→ Supplied information
- - -
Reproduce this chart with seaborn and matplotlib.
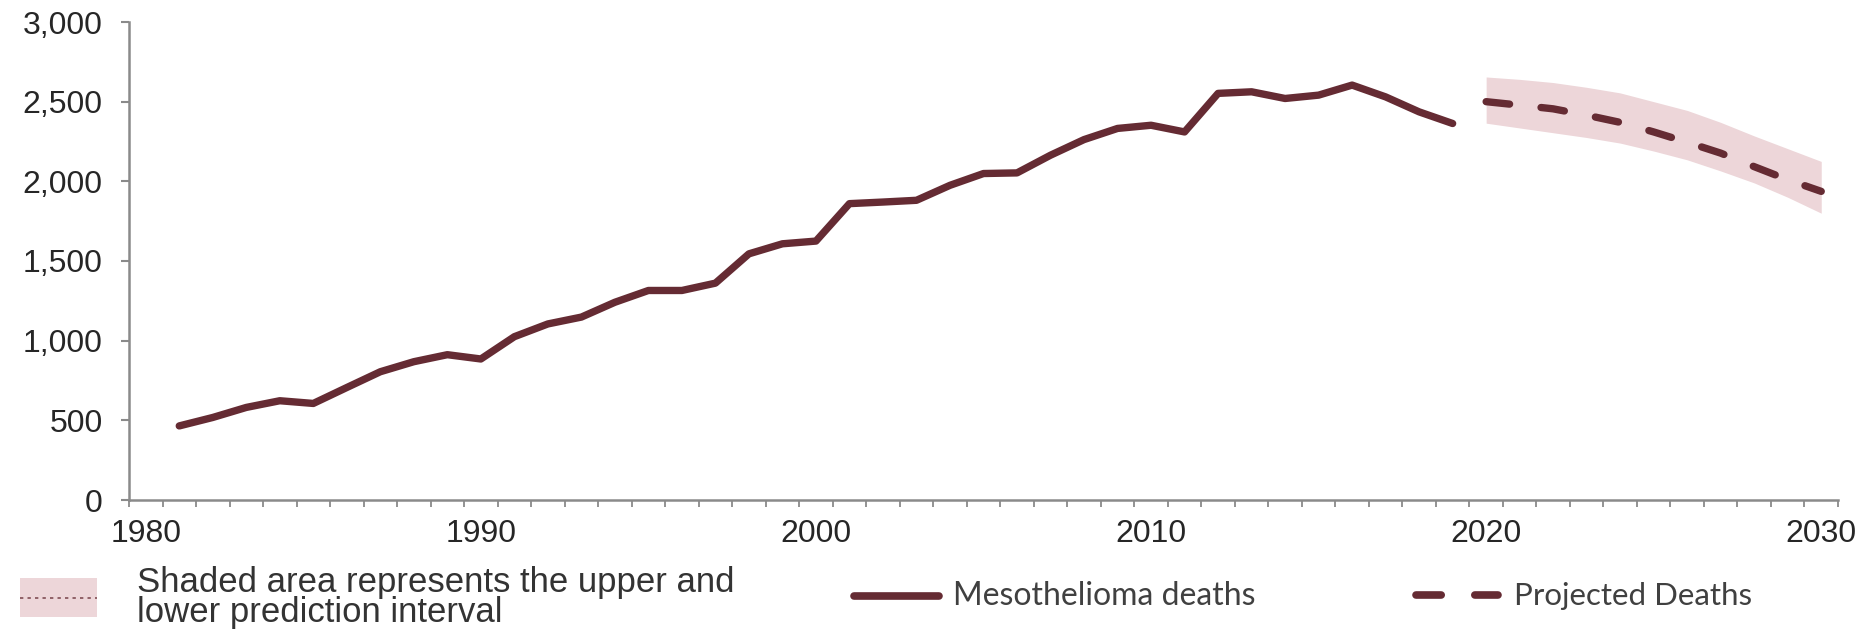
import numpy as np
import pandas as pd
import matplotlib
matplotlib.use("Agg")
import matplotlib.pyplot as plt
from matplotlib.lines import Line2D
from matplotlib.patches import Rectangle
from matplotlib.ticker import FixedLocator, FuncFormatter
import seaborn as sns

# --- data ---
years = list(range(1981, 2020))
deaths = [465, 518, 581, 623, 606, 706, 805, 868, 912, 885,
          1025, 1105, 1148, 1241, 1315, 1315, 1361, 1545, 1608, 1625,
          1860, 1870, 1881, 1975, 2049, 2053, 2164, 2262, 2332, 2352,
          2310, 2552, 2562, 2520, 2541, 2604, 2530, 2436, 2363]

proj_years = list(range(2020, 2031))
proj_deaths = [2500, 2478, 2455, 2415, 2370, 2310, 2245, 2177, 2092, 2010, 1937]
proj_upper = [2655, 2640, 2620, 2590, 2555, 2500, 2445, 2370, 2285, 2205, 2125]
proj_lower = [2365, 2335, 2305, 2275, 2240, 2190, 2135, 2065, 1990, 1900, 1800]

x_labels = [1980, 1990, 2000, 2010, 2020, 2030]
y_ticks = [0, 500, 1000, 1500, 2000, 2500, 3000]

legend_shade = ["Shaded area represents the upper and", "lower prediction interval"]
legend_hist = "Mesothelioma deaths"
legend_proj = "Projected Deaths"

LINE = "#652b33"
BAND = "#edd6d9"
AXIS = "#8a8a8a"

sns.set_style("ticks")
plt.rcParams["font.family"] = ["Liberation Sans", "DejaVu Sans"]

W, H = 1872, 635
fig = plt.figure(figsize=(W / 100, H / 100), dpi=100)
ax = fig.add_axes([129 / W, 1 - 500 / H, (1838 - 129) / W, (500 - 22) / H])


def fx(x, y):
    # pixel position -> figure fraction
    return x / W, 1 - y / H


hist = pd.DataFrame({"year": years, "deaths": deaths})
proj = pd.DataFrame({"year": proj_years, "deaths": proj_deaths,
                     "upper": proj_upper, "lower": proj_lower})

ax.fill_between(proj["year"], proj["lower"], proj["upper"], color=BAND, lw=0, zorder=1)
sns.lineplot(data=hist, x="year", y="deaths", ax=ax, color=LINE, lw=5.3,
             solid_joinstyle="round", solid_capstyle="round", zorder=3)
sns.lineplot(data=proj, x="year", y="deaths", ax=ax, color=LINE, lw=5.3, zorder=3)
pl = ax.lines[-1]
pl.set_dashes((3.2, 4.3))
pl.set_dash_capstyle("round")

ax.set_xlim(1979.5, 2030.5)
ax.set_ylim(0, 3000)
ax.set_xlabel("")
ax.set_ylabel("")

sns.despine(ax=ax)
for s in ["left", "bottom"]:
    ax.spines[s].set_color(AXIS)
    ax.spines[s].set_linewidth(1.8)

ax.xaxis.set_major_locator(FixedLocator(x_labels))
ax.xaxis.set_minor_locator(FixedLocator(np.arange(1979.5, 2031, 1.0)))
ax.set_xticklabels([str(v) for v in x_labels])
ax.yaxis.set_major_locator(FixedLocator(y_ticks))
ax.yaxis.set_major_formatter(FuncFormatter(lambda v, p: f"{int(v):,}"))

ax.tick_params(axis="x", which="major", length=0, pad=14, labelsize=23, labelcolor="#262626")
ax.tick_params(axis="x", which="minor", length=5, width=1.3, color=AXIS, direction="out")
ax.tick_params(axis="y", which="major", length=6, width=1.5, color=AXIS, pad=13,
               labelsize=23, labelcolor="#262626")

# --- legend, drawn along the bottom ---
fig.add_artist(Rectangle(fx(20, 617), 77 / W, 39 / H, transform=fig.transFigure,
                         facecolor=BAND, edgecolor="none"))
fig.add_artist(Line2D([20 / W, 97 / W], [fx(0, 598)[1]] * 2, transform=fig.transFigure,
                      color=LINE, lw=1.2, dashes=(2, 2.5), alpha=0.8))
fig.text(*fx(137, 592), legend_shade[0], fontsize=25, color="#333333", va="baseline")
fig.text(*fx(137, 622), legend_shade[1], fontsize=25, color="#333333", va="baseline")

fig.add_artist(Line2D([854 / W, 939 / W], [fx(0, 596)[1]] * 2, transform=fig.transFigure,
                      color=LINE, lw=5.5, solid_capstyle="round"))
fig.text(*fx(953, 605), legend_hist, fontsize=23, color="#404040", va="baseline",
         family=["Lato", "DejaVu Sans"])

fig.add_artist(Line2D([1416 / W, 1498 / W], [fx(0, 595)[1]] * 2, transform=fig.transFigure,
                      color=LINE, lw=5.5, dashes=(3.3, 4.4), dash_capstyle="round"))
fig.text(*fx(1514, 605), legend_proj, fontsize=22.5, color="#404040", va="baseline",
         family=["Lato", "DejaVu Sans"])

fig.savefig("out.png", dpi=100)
- - -
Reproduce the full listing faithfully, but do not carry over any pictures.

Reproduce this chart with seaborn and matplotlib.
import numpy as np
import pandas as pd
import matplotlib
matplotlib.use("Agg")
import matplotlib.pyplot as plt
from matplotlib.lines import Line2D
from matplotlib.patches import Rectangle
from matplotlib.ticker import FixedLocator, FuncFormatter
import seaborn as sns

# --- data ---
years = list(range(1981, 2020))
deaths = [465, 518, 581, 623, 606, 706, 805, 868, 912, 885,
          1025, 1105, 1148, 1241, 1315, 1315, 1361, 1545, 1608, 1625,
          1860, 1870, 1881, 1975, 2049, 2053, 2164, 2262, 2332, 2352,
          2310, 2552, 2562, 2520, 2541, 2604, 2530, 2436, 2363]

proj_years = list(range(2020, 2031))
proj_deaths = [2500, 2478, 2455, 2415, 2370, 2310, 2245, 2177, 2092, 2010, 1937]
proj_upper = [2655, 2640, 2620, 2590, 2555, 2500, 2445, 2370, 2285, 2205, 2125]
proj_lower = [2365, 2335, 2305, 2275, 2240, 2190, 2135, 2065, 1990, 1900, 1800]

x_labels = [1980, 1990, 2000, 2010, 2020, 2030]
y_ticks = [0, 500, 1000, 1500, 2000, 2500, 3000]

legend_shade = ["Shaded area represents the upper and", "lower prediction interval"]
legend_hist = "Mesothelioma deaths"
legend_proj = "Projected Deaths"

LINE = "#652b33"
BAND = "#edd6d9"
AXIS = "#8a8a8a"

sns.set_style("ticks")
plt.rcParams["font.family"] = ["Liberation Sans", "DejaVu Sans"]

W, H = 1872, 635
fig = plt.figure(figsize=(W / 100, H / 100), dpi=100)
ax = fig.add_axes([129 / W, 1 - 500 / H, (1838 - 129) / W, (500 - 22) / H])


def fx(x, y):
    # pixel position -> figure fraction
    return x / W, 1 - y / H


hist = pd.DataFrame({"year": years, "deaths": deaths})
proj = pd.DataFrame({"year": proj_years, "deaths": proj_deaths,
                     "upper": proj_upper, "lower": proj_lower})

ax.fill_between(proj["year"], proj["lower"], proj["upper"], color=BAND, lw=0, zorder=1)
sns.lineplot(data=hist, x="year", y="deaths", ax=ax, color=LINE, lw=5.3,
             solid_joinstyle="round", solid_capstyle="round", zorder=3)
sns.lineplot(data=proj, x="year", y="deaths", ax=ax, color=LINE, lw=5.3, zorder=3)
pl = ax.lines[-1]
pl.set_dashes((3.2, 4.3))
pl.set_dash_capstyle("round")

ax.set_xlim(1979.5, 2030.5)
ax.set_ylim(0, 3000)
ax.set_xlabel("")
ax.set_ylabel("")

sns.despine(ax=ax)
for s in ["left", "bottom"]:
    ax.spines[s].set_color(AXIS)
    ax.spines[s].set_linewidth(1.8)

ax.xaxis.set_major_locator(FixedLocator(x_labels))
ax.xaxis.set_minor_locator(FixedLocator(np.arange(1979.5, 2031, 1.0)))
ax.set_xticklabels([str(v) for v in x_labels])
ax.yaxis.set_major_locator(FixedLocator(y_ticks))
ax.yaxis.set_major_formatter(FuncFormatter(lambda v, p: f"{int(v):,}"))

ax.tick_params(axis="x", which="major", length=0, pad=14, labelsize=23, labelcolor="#262626")
ax.tick_params(axis="x", which="minor", length=5, width=1.3, color=AXIS, direction="out")
ax.tick_params(axis="y", which="major", length=6, width=1.5, color=AXIS, pad=13,
               labelsize=23, labelcolor="#262626")

# --- legend, drawn along the bottom ---
fig.add_artist(Rectangle(fx(20, 617), 77 / W, 39 / H, transform=fig.transFigure,
                         facecolor=BAND, edgecolor="none"))
fig.add_artist(Line2D([20 / W, 97 / W], [fx(0, 598)[1]] * 2, transform=fig.transFigure,
                      color=LINE, lw=1.2, dashes=(2, 2.5), alpha=0.8))
fig.text(*fx(137, 592), legend_shade[0], fontsize=25, color="#333333", va="baseline")
fig.text(*fx(137, 622), legend_shade[1], fontsize=25, color="#333333", va="baseline")

fig.add_artist(Line2D([854 / W, 939 / W], [fx(0, 596)[1]] * 2, transform=fig.transFigure,
                      color=LINE, lw=5.5, solid_capstyle="round"))
fig.text(*fx(953, 605), legend_hist, fontsize=23, color="#404040", va="baseline",
         family=["Lato", "DejaVu Sans"])

fig.add_artist(Line2D([1416 / W, 1498 / W], [fx(0, 595)[1]] * 2, transform=fig.transFigure,
                      color=LINE, lw=5.5, dashes=(3.3, 4.4), dash_capstyle="round"))
fig.text(*fx(1514, 605), legend_proj, fontsize=22.5, color="#404040", va="baseline",
         family=["Lato", "DejaVu Sans"])

fig.savefig("out.png", dpi=100)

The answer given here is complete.